И можно не сомневаться, что красноречие Грина подкреплялось не столько революционной убежденностью, сколько его страстным чувством к Бибергаль. Любовь вдохновляла, заставляла пренебрегать опасностью.
А опасность была совсем рядом. Однажды, когда Гриневский неподалеку от Графской пристани встретился с двумя солдатами, чтобы условиться о месте сходки, к нему подошел городовой и предложил пройти в участок. Оказывается, о его пропагандистской работе уже было известно полиции и его разыскивали по городу.
Арест был произведен 11 ноября 1903 года. Для молодого человека с очень свободолюбивой душой, каким был Грин, это стало настоящим потрясением. Даже через десятки лет, описывая свои чувства, он ощущал пережитое очень остро: «Никогда мне не забыть режущий сердце звук ключа тюремных ворот, их тяжкий, за спиной, стук…» 24
Он пытался вырваться на свободу: объявлял голодовку, писал прошения, пытался бежать самостоятельно и с помощью товарищей по партии. В этом деятельное участие принимала Екатерина Бибергаль. Ей удалось достать крупную сумму денег, было куплено парусное судно, на котором Гриневского предполагали переправить в Болгарию. Но побег не удался. После долгого судебного разбирательства, длившегося почти два года, Гриневского признали «весьма важным революционным деятелем». Он был исключен из службы с лишением воинского звания, лишен прав состояния и приговорен к 10-ти годам ссылки в Сибирь. Однако отправить его туда не успели.

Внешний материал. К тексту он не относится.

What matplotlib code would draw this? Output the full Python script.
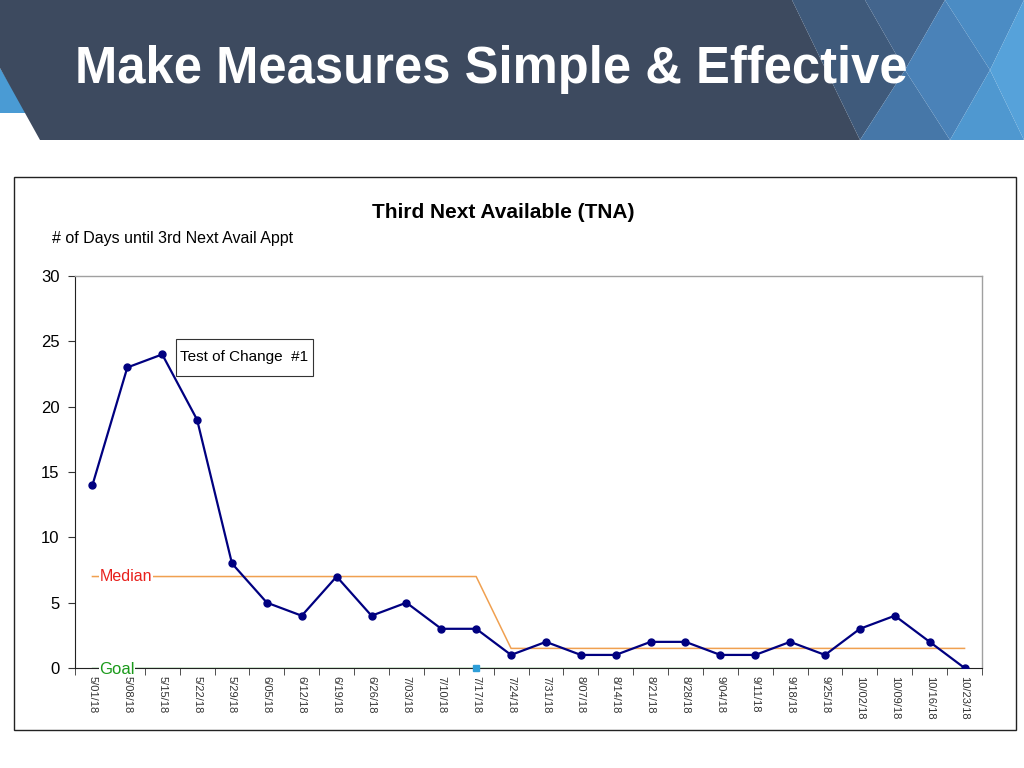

Грянула революция, и на основании царского манифеста Гриневский был выпущен из севастопольской тюрьмы. Это произошло 24 октября 1905 года.
Первое время после освобождения Александр воспринимал окружающий мир через призму пережитого: «Свобода, которой я хотел так страстно, несколько дней держала меня в угнетенном состоянии. Все вокруг было как бы неполной, ненастоящей действительностью. Одно время я думал, что начинаю сходить с ума.